The Atlas of Norbiton is a bulletin from Norbiton: Ideal City of the Failed Life. Unlike its more comprehensive, detailed and discursive mother site, the Anatomy of Norbiton, the Atlas is intended as a pocket guide to the Failed Life for Failed or Failing Individuals on the move.

5 thoughts on “Centaurs of Norbiton

  1. Worm
    January 31, 2012 at 13:06

    a great read! Centaurs are indeed liminal beasts

    I like this bit of info, gleaned from wikipedia:

    Lucretius in his first century BC philosophical poem On the Nature of Things denied the existence of centaurs based on their differing rate of growth. He states that at three years old horses are in the prime of their life while at three humans are still little more than babies, making hybrid animals impossible.

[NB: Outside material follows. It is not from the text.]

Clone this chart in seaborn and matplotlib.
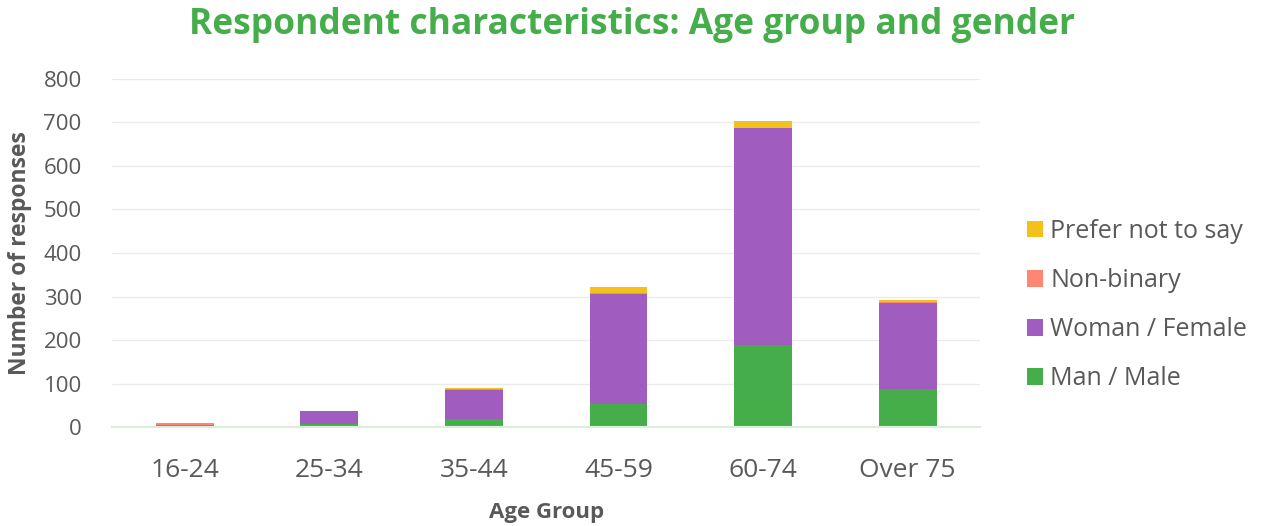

    • editor@anatomyofnorbiton.org'
      Toby Ferris
      January 31, 2012 at 16:12

      I read somewhere or other that Ovid’s stuff on the beauty of Cyrallus (and the manifold perfection of his age ‘his beard began but then to bud; his beard was like the gold’ in Golding’s translation) was a counterblast of some sort to Lucretius, or at any rate a wink in his direction. Why, I don’t really know.

      Of course what Lucretius chose to ignore and what Ovid most certainly did not, was that for most adults there is a centaurish differential between the development of mind and body; so, for example, in a shop of new bicycles I still feel the urge to ride off to the wilderness and prove myself to the tribe in feats of lycra, or something. But of course the tribe would only laugh.

  2. Worm
    January 31, 2012 at 16:18

    would the tribe laugh? Everyone I see these days in lycra puffing about on bikes seems to be over 60. (-Although I don’t live in London, where I’m sure it’s the opposite)

    • editor@anatomyofnorbiton.org'
      Toby Ferris
      January 31, 2012 at 17:06

      Fair point. I suppose the whole lycra thing – what the Guardian bike correspondent (if such a position exists) calls ‘the full gimp’ – is merely a redrawing of the line between man (or woman) and machine. Like Chiron, a lycra-wearing cyclist (in hell?) might very reasonably contemplate his or her own cyborg breast and wonder where precisely the machine stops. I suppose the true centaur-cyclist would in fact be wearing one of those all-in-one lycra affairs with braces, something at which I drew the line the last time I had a bike which might have merited it.

      And to answer your question, in my case, yes, the tribe would certainly snigger.

  3. andrewnixon@blueyonder.co.uk'
    February 2, 2012 at 13:12

    Stupendous stuff.

    I will note only one thing: that in Narnia centaurs are goodies. I think.